EnergyWatch

Norway may get Europe's largest wind farm

Norwegian wind project, Hordawind, may get turbines of up to 250 meters if the plan is approved, possibly making it the largest wind farm on the European continent.

Photo: Zephyr

A Norwegian 235 turbine wind project featuring machines with tip heights up to 250 might be underway.

However, this is provided that the construction plans for Norwegian wind farm Hordawind, in the region of Nordhordland in the south-western part of Norway, north of Bergen, are approved by the authorities.

If they are approved, Norway will get its largest onshore wind farm, writes Norwegian local newspaper Bergens Tidende.

According to plans, the turbines will be distributed over 65.3 square kilometers in mountain areas near Modalen, Masfjorden and Lindås. The facility would require new roads of over 180 kilometers.

The wind farm is valued at NOK 12-14 billion (EUR 1.2-14 billion).

Harsh criticism

The plan is submitted to the Norwegian energy directorate, NVE, which will review it.

As often seen in past, these plans have been subject to critique and debate in the local community.

According to the plan, the height of the turbines will be between 200-250 meters and will be visible from a 40 to 50-kilometer distance. This is not welcomed by all, as the mountains are used for outdoor recreational activities.

When this news reached the residents in the local community, it led to protests and hearings, writes Bergens Tidende.

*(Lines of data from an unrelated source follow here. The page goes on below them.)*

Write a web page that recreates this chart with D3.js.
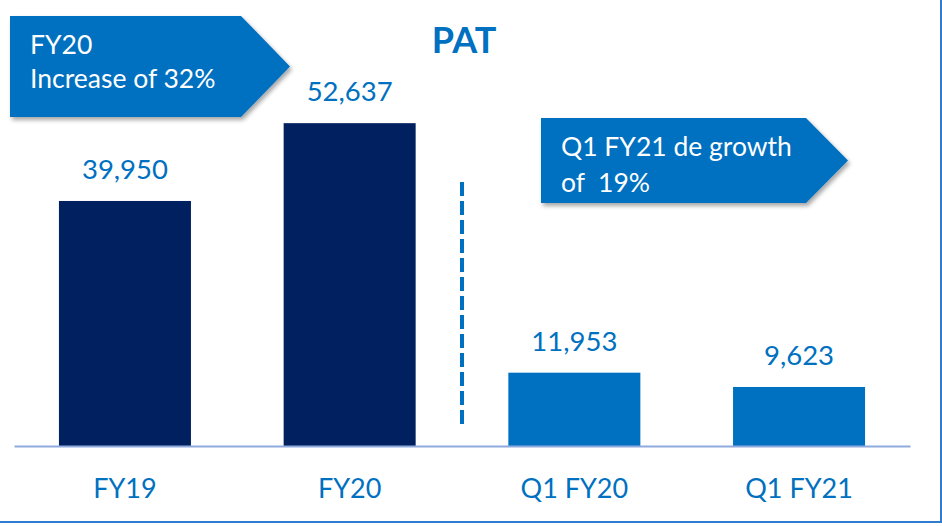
<!DOCTYPE html>
<html><head><meta charset="utf-8">
<script src="https://cdn.jsdelivr.net/npm/d3@7"></script>
<style>html,body{margin:0;padding:0;background:#fff;}svg{display:block;}</style>
</head><body>
<svg id="c" width="942" height="526"></svg>
<script>
const categories = ["FY19", "FY20", "Q1 FY20", "Q1 FY21"];
const values = [39950, 52637, 11953, 9623];
const valueLabels = ["39,950", "52,637", "11,953", "9,623"];
const barColors = ["#002060", "#002060", "#0070C0", "#0070C0"];
const title = "PAT";
const callout1 = ["FY20", "Increase of 32%"];
const callout2 = ["Q1 FY21 de growth", "of  19%"];

const svg = d3.select("#c");
const font = "Lato, Carlito, 'Open Sans', sans-serif";
const blue = "#0070C0";

const defs = svg.append("defs");
const f = defs.append("filter").attr("id","sh").attr("x","-10%").attr("y","-10%").attr("width","130%").attr("height","140%");
f.append("feDropShadow").attr("dx",2).attr("dy",3).attr("stdDeviation",2).attr("flood-color","#000").attr("flood-opacity",0.35);

const x = d3.scaleBand().domain(categories).range([14, 910]).paddingInner(0.4125).paddingOuter(0.2);
const y = d3.scaleLinear().domain([0, 60000]).range([446, 78]);

// border
svg.append("line").attr("x1",941).attr("x2",941).attr("y1",0).attr("y2",523).attr("stroke","#2E7BCF").attr("stroke-width",2);
svg.append("line").attr("x1",0).attr("x2",942).attr("y1",522).attr("y2",522).attr("stroke","#2E7BCF").attr("stroke-width",2);

// bars
svg.selectAll("rect.bar").data(values).join("rect").attr("class","bar")
  .attr("x",(d,i)=>x(categories[i])).attr("width",x.bandwidth())
  .attr("y",d=>y(d)).attr("height",d=>y(0)-y(d))
  .attr("fill",(d,i)=>barColors[i]);

// baseline axis
const axis = d3.axisBottom(x).tickSize(0).tickPadding(33);
const ag = svg.append("g").attr("transform",`translate(0,${y(0)})`).call(axis);
ag.select(".domain").attr("stroke","#8FAADC").attr("stroke-width",2);
ag.selectAll("text").attr("fill",blue).attr("font-family",font).attr("font-size",27);

// value labels
svg.selectAll("text.val").data(values).join("text").attr("class","val")
  .attr("x",(d,i)=>x(categories[i])+x.bandwidth()/2).attr("y",d=>y(d)-22)
  .attr("text-anchor","middle").attr("fill",blue).attr("font-family",font).attr("font-size",27.5)
  .text((d,i)=>valueLabels[i]);

// dashed divider
const midX = (x(categories[1]) + x.bandwidth() + x(categories[2]))/2;
svg.append("line").attr("x1",midX).attr("x2",midX).attr("y1",182).attr("y2",428)
  .attr("stroke",blue).attr("stroke-width",4).attr("stroke-dasharray","14,5");

// title
svg.append("text").attr("x",464).attr("y",53).attr("text-anchor","middle")
  .attr("fill",blue).attr("font-family",font).attr("font-weight","bold").attr("font-size",36).text(title);

// callouts
function callout(x0, y0, xr, xp, y1, lines, tx, ty, dy){
  const ym = (y0+y1)/2;
  svg.append("path").attr("d",`M${x0},${y0}L${xr},${y0}L${xp},${ym}L${xr},${y1}L${x0},${y1}Z`)
    .attr("fill",blue).attr("filter","url(#sh)");
  lines.forEach((t,i)=>svg.append("text").attr("x",tx).attr("y",ty+i*dy)
    .attr("fill","#fff").attr("font-family",font).attr("font-size",26.5).attr("xml:space","preserve").style("white-space","pre").text(t));
}
callout(10, 16, 241, 290, 117, callout1, 30, 54, 34);
callout(541, 118, 806, 848, 203, callout2, 561, 156, 36);
</script>
</body></html>
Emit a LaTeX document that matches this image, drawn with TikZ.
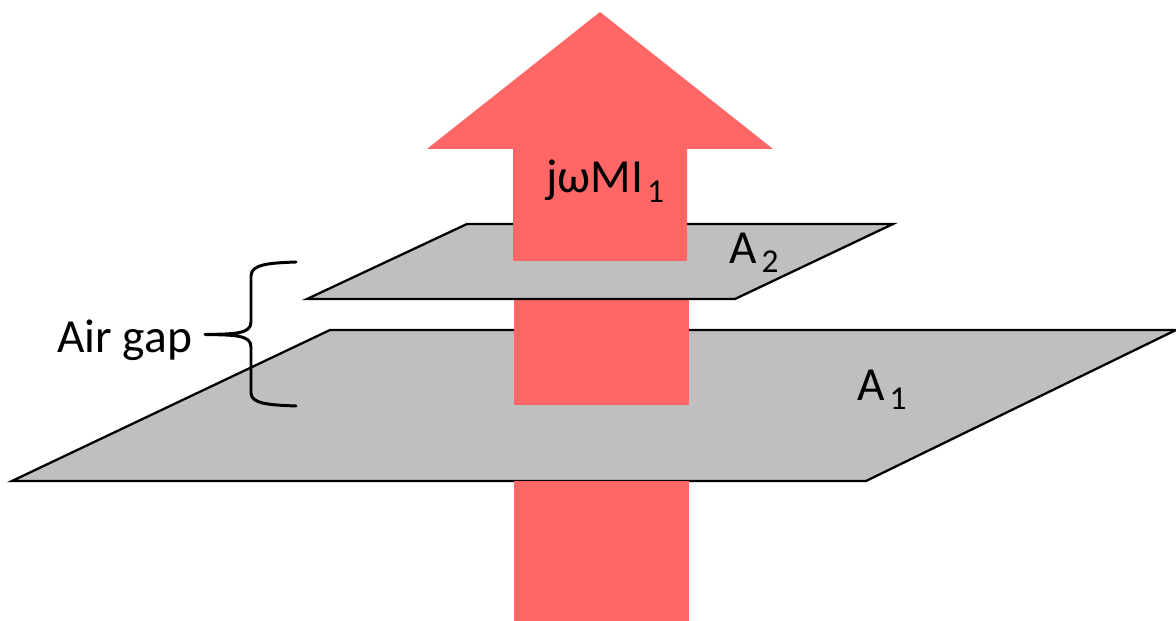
\documentclass[tikz,border=0pt]{standalone}
\usepackage{fontspec}
\setmainfont{Carlito}
\definecolor{fluxred}{HTML}{FF6666}
\definecolor{plategray}{HTML}{BFBFBF}
\newcommand{\lowsub}[1]{\raisebox{-0.2em}{\fontsize{19}{19}\selectfont #1}}
\tikzset{
    plate/.style={fill=plategray, draw=black, line width=1.3pt, line join=miter},
    flux/.style={fill=fluxred, draw=none},
    lbl/.style={font=\fontsize{27}{27}\selectfont, inner sep=0pt, anchor=west}
}
\begin{document}
\begin{tikzpicture}
    \useasboundingbox (0,0) rectangle (23.52,12.42);

    % Piastra A1
    \draw[plate] (6.60,5.82) -- (23.52,5.82) -- (17.32,2.80) -- (0.24,2.80) -- cycle;

    % Freccia, parte bassa e parte media
    \fill[flux] (10.28,0) rectangle (13.78,2.80);
    \fill[flux] (10.28,4.32) rectangle (13.78,6.44);

    % Piastra A2
    \draw[plate] (9.34,7.94) -- (17.86,7.94) -- (14.70,6.44) -- (6.14,6.44) -- cycle;

    % Freccia, parte alta
    \fill[flux] (10.26,7.20) -- (10.26,9.44) -- (8.54,9.44) -- (12.00,12.18)
        -- (15.46,9.44) -- (13.74,9.44) -- (13.74,7.20) -- cycle;

    % Graffa
    \draw[line width=1.7pt, line cap=round, line join=round] (5.92,7.18) .. controls (5.40,7.16) and (5.02,7.14) .. (5.02,6.90)
        -- (5.02,5.98) .. controls (5.02,5.74) and (4.70,5.74) .. (4.10,5.73)
        .. controls (4.70,5.72) and (5.02,5.72) .. (5.02,5.48)
        -- (5.02,4.56) .. controls (5.02,4.34) and (5.40,4.32) .. (5.92,4.30);

    % Etichette
    \node[lbl] (airgap) at (1.14,5.62) {Air gap};
    \node[lbl] (fluxlbl) at (10.92,8.80) {jωMI\kern0.08em\lowsub{1}};
    \node[lbl] (aonelbl) at (17.14,4.62) {A\kern0.1em\lowsub{1}};
    \node[lbl] (atwolbl) at (14.58,7.36) {A\kern0.1em\lowsub{2}};
\end{tikzpicture}
\end{document}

Furthermore, local politicians in the impacted local council, Lindås, have declared the area unfit for constructing wind farms. In fact, the Norwegian climate council has advised against construction in the mountains.

Exhibiting the wind farm

In the meantime, the company behind the wind farm project has made deals with the affected land owners and has started to build an office in the area.

Contrary to the protests against Hordavind, project manager Espen Borgier Christophersen thinks the wind farm will attract more tourists.

"The visual disadvantages cannot be accommodated. What's important now is to accentuate all the positive effects of the project, both in terms of recreational activities and new activities," he says.

He thinks the new roads will make it easier to get around in the area and make the cabins more attractive.

Moreover, the project manager notes that the wind farm will create between 40 to 50 permanent jobs and add an annual NOK 70-80 million to the local municipalities.

Christophersen adds that the wind farm could be installed subsidy-free and will fetch a price of less than NOK 0.30 per kilowatt hour.

Norsk Vind Energi is developer of the project. The company is in dialog with various actors regarding the ownership of what may become the biggest wind farm in Europe.